You should open up your own office if the following are true:
- You love managing people and you’re good at it
- You have a preference for growing a business vs. being a salesperson
- You are prepared to treat it as a 15 year project or more
- You can handle high levels of stress
- You are excellent at creating systems and having people accountable to those systems
- You are prepared to trade quality of life, and receive a lower income for the first 3 years in order to build the foundations of your business
- You see a gap in the marketplace that you can fill, and have first mover advantage that cannot be copied quickly and easily
- You have approximately 2 years cash reserves available
You should not open up your own office if the following are true:
- You are a good salesperson but a bad manager
- Your preference and natural inclination is to be dealing with buyers and sellers vs. managing and coaching staff
- You do not have a high threshold for stress
- You do not have adequate cash reserves (2 year running costs)

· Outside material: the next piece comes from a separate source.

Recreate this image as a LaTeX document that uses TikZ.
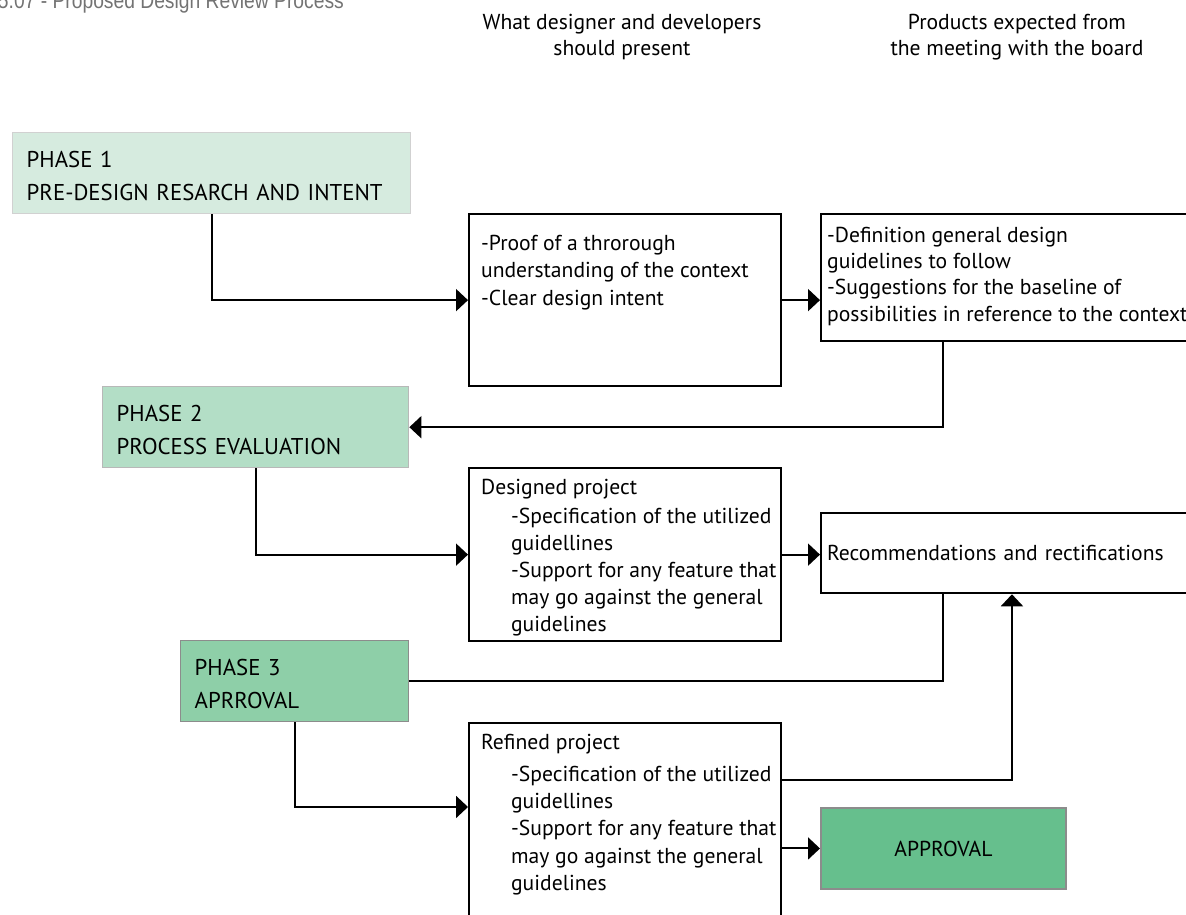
\documentclass[tikz,border=0pt]{standalone}
\usepackage{fontspec}
\setmainfont{PT Sans}
\newfontfamily\titlefont[FakeStretch=0.85]{Liberation Sans}
\usepackage{tikz}
\usetikzlibrary{positioning, arrows.meta}
\definecolor{phaseone}{HTML}{D6EBDF}
\definecolor{phasetwo}{HTML}{B3DEC6}
\definecolor{phasethree}{HTML}{8ECFA8}
\definecolor{approvegreen}{HTML}{66BF8D}
\newcommand{\boxtext}[3]{\parbox[c][#2][t]{#1}{\begin{tabular}[t]{@{}l@{}}#3\end{tabular}}}
\newcommand{\ind}{\hspace*{0.6cm}}
\tikzset{
	phasebox/.style={
		rectangle, anchor=north west,
		draw=black!25, thick,
		minimum height=1.62cm,
		inner xsep=0.28cm,
		align=left,
		font=\fontsize{13}{18.8}\selectfont,
	},
	infobox/.style={
		rectangle, anchor=north west,
		draw=black, line width=1.3pt,
		inner xsep=0.24cm,
		font=\fontsize{12.3}{15}\selectfont,
	},
	headtext/.style={
		align=center,
		font=\fontsize{12.3}{14.8}\selectfont,
	},
}

\begin{document}
\begin{tikzpicture}[x=0.02cm, y=-0.02cm, >={Triangle[length=0.24cm, width=0.44cm]}, line width=1.1pt]
    \useasboundingbox (0,0) rectangle (1186,915);
    \clip (0,0) rectangle (1186,915);

    \node[anchor=base west, text=black!55, font=\titlefont\fontsize{12.9}{14}\selectfont, inner sep=0pt] (title) at (-3,9) {5.07 - Proposed Design Review Process};
    \node[headtext] (present) at (622,37) {What designer and developers\\should present};
    \node[headtext] (products) at (1017,37) {Products expected from\\the meeting with the board};

    % phases
    \node[phasebox, fill=phaseone, draw=black!18, minimum width=7.96cm, text width=7.4cm] (p1) at (12,132) {\rule{0pt}{13pt}PHASE 1\\PRE-DESIGN RESARCH AND INTENT};
    \node[phasebox, fill=phasetwo, draw=black!28, minimum width=6.12cm, text width=5.56cm] (p2) at (102,386) {\rule{0pt}{13pt}PHASE 2\\PROCESS EVALUATION};
    \node[phasebox, fill=phasethree, draw=black!45, minimum width=4.56cm, text width=4cm] (p3) at (180,640) {\rule{0pt}{13pt}PHASE 3\\APRROVAL};

    % what is presented
    \node[infobox, inner ysep=0.33cm, font=\fontsize{12.3}{15.8}\selectfont] (proof) at (468,213) {\boxtext{5.76cm}{2.78cm}{-Proof of a throrough\\understanding of the context\\-Clear design intent}};
    \node[infobox, inner ysep=0.15cm, font=\fontsize{12.3}{15.3}\selectfont] (designed) at (468,467) {\boxtext{5.76cm}{3.16cm}{Designed project\\[1.5pt]
        \ind-Specification of the utilized\\\ind guidellines\\\ind-Support for any feature that\\\ind may go against the general\\\ind guidelines}};
    \node[infobox, inner ysep=0.15cm, font=\fontsize{12.3}{15.5}\selectfont] (refined) at (468,722) {\boxtext{5.76cm}{4.3cm}{Refined project\\[2.5pt]
        \ind-Specification of the utilized\\\ind guidellines\\\ind-Support for any feature that\\\ind may go against the general\\\ind guidelines}};

    % what comes out of the board
    \node[infobox, inner xsep=0.12cm, inner ysep=0.19cm] (guide) at (820,213) {\boxtext{7.36cm}{2.16cm}{-Definition general design\\guidelines to follow\\-Suggestions for the baseline of\\possibilities in reference to the context}};
    \node[infobox, inner xsep=0.12cm, minimum height=1.6cm, text width=7.36cm, align=left] (recommend) at (820,512) {Recommendations and rectifications};
    \node[infobox, fill=approvegreen, draw=black!45, line width=1.1pt, minimum width=4.9cm, minimum height=1.62cm, align=center] (approve) at (820,807) {APPROVAL};

    \draw[->] (p1.south) |- (proof.west);
    \draw[->] (proof.east) -- (proof.east -| guide.west);
    \draw[->] ([xshift=2.46cm]guide.south west) |- (p2.east);
    \draw[->] (p2.south) |- (designed.west);
    \draw[->] (designed.east) -- (designed.east -| recommend.west);
    \draw ([xshift=2.46cm]recommend.south west) |- (p3.east);
    \draw[->] (p3.south) |- ([yshift=-1.7cm]refined.north west);
    \draw[->] ([yshift=-1.16cm]refined.north east) -| ([xshift=3.84cm]recommend.south west);
    \draw[->] (refined.east |- approve.west) -- (approve.west);
\end{tikzpicture}
\end{document}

- You are not prepared to make very little money for the first few years
- You are not prepared to work up to 70 hours a week for the first 2 years
The 3rd Option: Become a Shareholder:
This option allows for you to continue being an exceptional salesperson but also secures your future as an agent with shareholding in an asset. This option is increasingly popular with a principal focus is on succession planning.
The infrastructure and expert knowledge in the business is already there, which means there is a significantly higher probability of success. This option is much more appealing than starting up a new office where you become another competitor.
Of course, a possible downside is that you become a business partner and the relationship between you and your fellow partners become critical. Many agents compare it to a marriage.
Becoming a shareholder has been the preferred choice by a number of businesses over the last two years. If the business was successful prior to the shareholding offer it likely to continue its success. Under no circumstances should a salesperson become a shareholder in a business that is debt-ridden and struggling. You do not want to buy someone else’s problems.
One of the observations I’ve made from networking with agents all around the country, is that a large number of agents would have been significantly better off remaining as a salesperson with in a stake in the business, rather than being a salesperson in their own business.
It is a tragedy to see real estate agents capable of writing $1 million in gross commission who have made the wrong decision. As a business owner, they end up working enormous hours, are stuck doing paperwork and managing staff problems. They struggle to write reasonable sales figures whilst they live stressful, unsatisfied and unprofitable lives.
Having said that, there are exceptions where new start-ups transform into great businesses. But generally, this is not the norm. So my advice to you is to carefully consider all the options that will help you to make a rational decision. The most important thing is thinking about how you will create the journey ahead.